# GIVEN DATA
※
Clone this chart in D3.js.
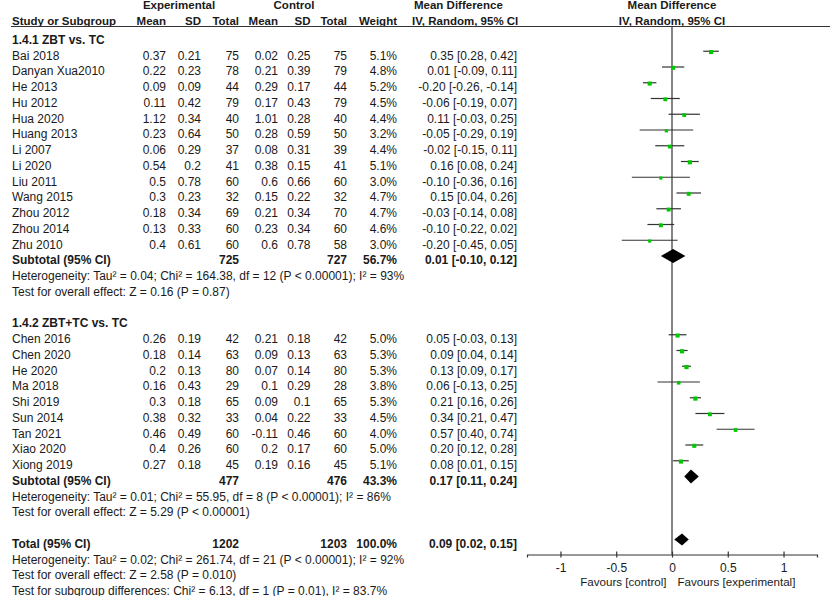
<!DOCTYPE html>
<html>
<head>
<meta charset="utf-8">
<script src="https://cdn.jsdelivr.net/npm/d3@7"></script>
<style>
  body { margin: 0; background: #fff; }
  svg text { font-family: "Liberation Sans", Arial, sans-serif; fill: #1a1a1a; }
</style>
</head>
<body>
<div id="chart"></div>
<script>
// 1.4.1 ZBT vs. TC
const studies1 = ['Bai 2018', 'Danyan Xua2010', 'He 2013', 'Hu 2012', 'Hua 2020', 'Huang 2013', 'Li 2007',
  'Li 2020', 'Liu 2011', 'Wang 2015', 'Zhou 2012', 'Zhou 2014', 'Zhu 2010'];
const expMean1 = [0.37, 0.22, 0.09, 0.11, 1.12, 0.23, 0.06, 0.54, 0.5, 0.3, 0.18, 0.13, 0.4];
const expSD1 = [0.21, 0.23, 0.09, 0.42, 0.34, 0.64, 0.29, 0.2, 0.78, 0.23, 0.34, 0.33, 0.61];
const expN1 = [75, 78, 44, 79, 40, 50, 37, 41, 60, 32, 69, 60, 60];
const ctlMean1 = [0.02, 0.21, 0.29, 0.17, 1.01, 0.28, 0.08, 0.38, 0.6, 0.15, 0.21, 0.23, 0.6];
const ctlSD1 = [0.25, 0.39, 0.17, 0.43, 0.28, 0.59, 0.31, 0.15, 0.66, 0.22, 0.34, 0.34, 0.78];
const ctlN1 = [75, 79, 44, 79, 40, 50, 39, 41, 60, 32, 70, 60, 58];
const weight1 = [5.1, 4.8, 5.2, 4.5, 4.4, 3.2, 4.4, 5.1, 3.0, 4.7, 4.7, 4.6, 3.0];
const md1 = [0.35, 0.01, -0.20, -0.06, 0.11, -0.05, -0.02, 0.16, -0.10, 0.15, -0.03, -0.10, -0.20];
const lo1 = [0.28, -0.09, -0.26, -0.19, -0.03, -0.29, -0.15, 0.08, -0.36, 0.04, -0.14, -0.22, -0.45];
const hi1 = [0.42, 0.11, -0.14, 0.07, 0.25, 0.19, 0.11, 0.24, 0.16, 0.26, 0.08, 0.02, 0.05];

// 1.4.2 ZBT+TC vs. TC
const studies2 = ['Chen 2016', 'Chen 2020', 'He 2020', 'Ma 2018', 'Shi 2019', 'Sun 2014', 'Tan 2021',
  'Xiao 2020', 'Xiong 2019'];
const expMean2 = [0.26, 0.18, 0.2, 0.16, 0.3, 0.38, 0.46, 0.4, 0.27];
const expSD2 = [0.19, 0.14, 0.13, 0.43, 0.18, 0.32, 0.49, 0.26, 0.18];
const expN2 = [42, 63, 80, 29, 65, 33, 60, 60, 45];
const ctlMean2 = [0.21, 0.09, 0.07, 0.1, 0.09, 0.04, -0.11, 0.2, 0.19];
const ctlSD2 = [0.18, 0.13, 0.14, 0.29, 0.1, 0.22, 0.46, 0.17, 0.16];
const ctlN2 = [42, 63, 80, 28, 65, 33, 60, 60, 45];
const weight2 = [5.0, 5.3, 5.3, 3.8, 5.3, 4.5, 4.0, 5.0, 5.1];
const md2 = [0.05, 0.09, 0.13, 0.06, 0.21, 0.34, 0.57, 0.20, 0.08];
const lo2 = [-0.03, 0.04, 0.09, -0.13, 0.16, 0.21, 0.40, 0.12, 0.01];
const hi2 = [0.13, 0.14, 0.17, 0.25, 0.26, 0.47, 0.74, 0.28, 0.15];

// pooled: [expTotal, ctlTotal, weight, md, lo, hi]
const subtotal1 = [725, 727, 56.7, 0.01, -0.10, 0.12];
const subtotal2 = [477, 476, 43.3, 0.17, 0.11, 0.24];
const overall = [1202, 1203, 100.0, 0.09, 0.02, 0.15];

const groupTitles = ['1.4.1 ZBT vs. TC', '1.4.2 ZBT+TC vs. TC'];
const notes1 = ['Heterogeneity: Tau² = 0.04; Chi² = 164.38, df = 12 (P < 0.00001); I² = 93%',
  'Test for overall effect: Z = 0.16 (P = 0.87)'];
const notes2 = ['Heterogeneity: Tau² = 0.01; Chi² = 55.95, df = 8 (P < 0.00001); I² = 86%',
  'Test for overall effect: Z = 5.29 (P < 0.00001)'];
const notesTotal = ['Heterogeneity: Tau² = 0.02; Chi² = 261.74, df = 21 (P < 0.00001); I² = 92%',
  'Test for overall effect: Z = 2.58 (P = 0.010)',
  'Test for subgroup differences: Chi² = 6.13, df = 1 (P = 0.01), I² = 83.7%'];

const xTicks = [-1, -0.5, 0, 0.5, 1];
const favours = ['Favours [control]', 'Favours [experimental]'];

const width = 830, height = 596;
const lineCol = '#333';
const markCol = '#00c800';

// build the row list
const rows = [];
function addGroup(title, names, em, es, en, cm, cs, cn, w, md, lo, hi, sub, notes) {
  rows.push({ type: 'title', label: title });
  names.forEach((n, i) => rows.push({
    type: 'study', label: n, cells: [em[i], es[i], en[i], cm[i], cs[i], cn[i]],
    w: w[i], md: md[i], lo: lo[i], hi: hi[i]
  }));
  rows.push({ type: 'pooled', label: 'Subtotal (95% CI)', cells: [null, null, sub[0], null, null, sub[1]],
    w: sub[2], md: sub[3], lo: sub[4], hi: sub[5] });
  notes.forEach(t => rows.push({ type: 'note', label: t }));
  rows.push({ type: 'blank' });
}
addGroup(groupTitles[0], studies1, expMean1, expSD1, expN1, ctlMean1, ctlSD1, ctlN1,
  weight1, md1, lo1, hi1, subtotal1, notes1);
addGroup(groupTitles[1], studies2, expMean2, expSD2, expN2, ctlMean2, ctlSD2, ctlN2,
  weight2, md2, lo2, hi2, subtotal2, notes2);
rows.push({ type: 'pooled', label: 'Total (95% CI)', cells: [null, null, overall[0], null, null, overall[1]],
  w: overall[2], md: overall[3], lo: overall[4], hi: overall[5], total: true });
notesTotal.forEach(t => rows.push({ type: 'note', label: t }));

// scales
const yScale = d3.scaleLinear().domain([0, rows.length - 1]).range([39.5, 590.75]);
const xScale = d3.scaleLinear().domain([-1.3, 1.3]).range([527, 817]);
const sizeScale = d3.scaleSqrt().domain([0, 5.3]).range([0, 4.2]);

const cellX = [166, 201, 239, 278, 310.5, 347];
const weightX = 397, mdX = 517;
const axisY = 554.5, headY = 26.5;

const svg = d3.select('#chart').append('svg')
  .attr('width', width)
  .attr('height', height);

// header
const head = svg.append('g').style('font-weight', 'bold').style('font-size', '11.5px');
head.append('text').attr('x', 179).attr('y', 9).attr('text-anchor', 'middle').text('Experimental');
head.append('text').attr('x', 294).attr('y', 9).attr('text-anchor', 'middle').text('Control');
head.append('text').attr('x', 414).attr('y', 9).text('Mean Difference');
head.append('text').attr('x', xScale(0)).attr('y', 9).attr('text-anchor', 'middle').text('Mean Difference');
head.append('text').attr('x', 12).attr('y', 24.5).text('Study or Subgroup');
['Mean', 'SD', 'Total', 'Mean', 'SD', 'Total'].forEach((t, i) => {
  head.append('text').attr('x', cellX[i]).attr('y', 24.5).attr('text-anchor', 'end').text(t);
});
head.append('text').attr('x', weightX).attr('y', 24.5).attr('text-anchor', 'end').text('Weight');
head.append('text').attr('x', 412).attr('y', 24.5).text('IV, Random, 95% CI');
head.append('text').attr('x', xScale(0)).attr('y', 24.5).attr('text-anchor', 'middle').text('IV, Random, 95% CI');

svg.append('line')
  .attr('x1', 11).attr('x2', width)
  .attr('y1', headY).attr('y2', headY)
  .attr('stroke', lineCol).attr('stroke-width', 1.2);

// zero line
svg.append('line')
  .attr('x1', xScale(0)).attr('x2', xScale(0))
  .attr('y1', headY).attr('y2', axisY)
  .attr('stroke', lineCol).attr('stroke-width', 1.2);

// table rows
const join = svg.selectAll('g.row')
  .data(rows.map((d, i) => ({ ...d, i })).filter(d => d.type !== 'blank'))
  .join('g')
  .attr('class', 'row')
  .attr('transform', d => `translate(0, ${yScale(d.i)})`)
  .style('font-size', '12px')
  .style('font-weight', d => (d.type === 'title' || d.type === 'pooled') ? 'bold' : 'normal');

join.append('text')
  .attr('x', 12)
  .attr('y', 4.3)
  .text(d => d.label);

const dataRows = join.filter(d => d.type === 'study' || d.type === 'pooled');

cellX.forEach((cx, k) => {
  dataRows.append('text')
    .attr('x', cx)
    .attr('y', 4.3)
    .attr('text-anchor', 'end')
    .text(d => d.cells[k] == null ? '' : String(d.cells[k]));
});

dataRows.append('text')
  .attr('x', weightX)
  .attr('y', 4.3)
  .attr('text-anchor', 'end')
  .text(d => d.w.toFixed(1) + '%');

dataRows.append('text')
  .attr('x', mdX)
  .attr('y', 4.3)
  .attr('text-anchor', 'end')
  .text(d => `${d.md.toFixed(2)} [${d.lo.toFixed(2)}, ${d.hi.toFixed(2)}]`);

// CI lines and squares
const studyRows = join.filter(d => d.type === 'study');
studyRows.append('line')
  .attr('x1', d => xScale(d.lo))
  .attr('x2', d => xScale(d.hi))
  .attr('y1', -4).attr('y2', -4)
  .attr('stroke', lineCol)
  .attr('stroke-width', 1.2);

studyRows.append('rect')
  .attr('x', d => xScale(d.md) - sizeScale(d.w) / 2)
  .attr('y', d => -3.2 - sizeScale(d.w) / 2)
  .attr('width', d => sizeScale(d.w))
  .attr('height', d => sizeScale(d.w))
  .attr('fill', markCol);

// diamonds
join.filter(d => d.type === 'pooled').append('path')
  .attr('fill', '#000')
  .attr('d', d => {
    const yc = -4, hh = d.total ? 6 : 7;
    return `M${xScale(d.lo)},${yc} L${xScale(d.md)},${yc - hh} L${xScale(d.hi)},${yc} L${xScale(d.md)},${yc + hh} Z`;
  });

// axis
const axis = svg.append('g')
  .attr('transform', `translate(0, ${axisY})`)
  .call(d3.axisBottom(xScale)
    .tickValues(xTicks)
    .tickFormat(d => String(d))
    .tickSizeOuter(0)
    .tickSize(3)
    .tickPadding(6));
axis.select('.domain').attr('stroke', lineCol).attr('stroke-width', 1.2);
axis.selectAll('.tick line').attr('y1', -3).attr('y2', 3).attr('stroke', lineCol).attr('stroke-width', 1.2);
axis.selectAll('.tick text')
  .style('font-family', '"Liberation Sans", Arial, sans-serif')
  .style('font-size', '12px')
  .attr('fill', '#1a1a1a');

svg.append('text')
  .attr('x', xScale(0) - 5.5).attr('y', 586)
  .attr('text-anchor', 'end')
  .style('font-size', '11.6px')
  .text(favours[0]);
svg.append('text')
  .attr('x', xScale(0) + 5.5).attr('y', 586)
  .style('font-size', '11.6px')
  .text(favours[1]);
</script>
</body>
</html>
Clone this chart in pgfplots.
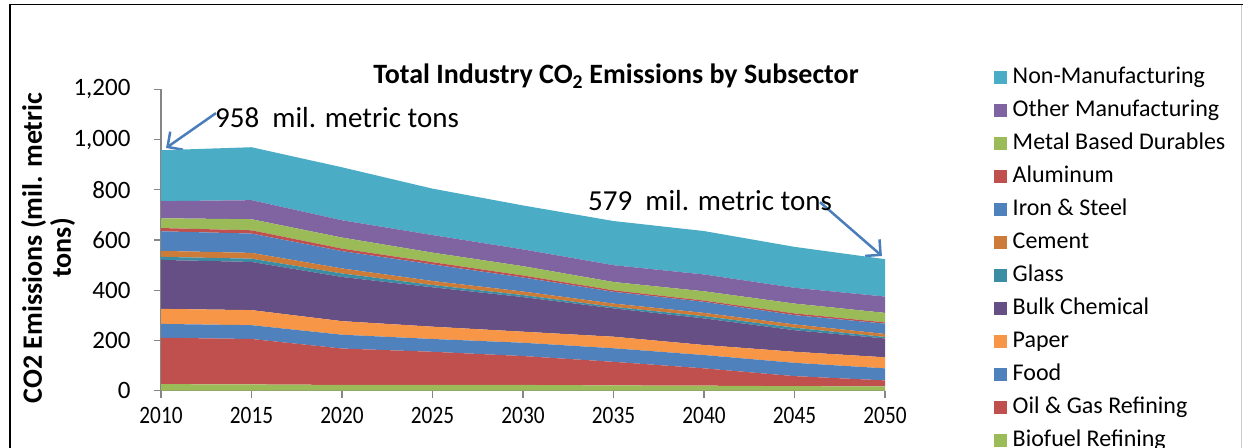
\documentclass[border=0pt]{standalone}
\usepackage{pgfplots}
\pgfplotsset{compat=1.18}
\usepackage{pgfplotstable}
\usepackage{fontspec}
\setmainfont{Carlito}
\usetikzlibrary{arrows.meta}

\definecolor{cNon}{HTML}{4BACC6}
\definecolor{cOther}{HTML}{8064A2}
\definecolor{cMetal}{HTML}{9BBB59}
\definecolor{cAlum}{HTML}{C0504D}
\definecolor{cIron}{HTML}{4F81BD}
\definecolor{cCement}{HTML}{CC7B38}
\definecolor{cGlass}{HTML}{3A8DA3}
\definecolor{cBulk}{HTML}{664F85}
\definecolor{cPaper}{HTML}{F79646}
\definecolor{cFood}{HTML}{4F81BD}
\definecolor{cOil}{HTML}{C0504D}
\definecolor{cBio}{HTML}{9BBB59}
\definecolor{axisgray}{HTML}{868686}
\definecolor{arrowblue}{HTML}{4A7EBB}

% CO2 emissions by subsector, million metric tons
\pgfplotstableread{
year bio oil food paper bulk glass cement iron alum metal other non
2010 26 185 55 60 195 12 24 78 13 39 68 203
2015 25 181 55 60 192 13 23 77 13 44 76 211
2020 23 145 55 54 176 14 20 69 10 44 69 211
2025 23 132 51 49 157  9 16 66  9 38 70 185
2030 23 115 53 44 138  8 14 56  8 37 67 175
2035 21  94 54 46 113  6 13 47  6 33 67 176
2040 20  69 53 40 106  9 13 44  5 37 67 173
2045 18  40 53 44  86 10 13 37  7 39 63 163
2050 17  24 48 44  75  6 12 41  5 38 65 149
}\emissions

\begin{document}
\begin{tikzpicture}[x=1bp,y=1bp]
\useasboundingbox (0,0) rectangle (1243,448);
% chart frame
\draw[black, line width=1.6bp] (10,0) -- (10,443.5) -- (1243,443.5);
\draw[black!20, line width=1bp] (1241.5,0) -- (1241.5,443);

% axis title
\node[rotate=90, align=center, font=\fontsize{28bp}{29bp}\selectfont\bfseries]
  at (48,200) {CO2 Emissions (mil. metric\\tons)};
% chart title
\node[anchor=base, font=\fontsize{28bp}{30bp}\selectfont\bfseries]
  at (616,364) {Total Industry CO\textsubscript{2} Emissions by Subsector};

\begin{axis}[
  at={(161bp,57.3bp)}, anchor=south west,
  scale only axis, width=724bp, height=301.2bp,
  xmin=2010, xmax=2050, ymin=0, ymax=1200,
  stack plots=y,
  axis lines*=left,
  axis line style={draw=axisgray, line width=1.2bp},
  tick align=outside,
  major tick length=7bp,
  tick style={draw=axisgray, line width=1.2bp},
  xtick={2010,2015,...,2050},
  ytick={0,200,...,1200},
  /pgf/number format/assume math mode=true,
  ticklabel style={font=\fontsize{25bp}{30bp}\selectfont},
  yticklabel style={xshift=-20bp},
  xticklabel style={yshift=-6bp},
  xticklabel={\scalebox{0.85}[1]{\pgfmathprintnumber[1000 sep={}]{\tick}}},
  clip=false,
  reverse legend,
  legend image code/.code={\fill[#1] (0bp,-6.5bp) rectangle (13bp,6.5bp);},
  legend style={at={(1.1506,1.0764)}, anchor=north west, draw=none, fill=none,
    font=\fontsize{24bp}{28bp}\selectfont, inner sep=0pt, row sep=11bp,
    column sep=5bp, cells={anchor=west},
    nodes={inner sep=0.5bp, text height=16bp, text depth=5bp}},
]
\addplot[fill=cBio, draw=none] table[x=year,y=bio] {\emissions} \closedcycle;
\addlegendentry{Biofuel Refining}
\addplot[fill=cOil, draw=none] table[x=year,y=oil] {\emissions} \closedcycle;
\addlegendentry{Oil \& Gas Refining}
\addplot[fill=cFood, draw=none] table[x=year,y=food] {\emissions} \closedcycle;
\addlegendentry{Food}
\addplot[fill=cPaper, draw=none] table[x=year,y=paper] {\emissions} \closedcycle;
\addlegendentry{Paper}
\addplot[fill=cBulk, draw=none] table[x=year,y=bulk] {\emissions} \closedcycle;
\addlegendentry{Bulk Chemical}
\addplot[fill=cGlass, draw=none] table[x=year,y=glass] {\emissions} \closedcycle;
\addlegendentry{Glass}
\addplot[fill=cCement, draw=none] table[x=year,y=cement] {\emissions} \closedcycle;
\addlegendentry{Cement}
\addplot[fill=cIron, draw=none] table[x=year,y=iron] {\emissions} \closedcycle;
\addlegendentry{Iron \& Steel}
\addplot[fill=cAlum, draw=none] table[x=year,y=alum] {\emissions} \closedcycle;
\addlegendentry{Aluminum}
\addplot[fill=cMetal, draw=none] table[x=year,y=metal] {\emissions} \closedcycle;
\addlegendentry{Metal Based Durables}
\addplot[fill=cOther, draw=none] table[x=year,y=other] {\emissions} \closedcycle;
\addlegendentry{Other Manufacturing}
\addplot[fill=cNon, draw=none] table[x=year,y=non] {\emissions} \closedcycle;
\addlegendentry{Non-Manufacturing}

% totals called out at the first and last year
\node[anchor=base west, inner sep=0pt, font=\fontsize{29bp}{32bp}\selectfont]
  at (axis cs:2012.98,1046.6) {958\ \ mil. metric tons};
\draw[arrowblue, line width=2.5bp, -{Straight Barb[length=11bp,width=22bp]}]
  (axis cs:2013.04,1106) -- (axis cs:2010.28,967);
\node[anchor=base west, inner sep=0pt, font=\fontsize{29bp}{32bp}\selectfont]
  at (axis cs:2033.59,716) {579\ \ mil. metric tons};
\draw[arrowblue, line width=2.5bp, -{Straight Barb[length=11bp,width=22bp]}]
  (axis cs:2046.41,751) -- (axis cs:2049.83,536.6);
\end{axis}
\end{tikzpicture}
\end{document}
※
Looking at the material above, count the lines containing the string "this" and reply with the count alone.

# THE RESPONSE
2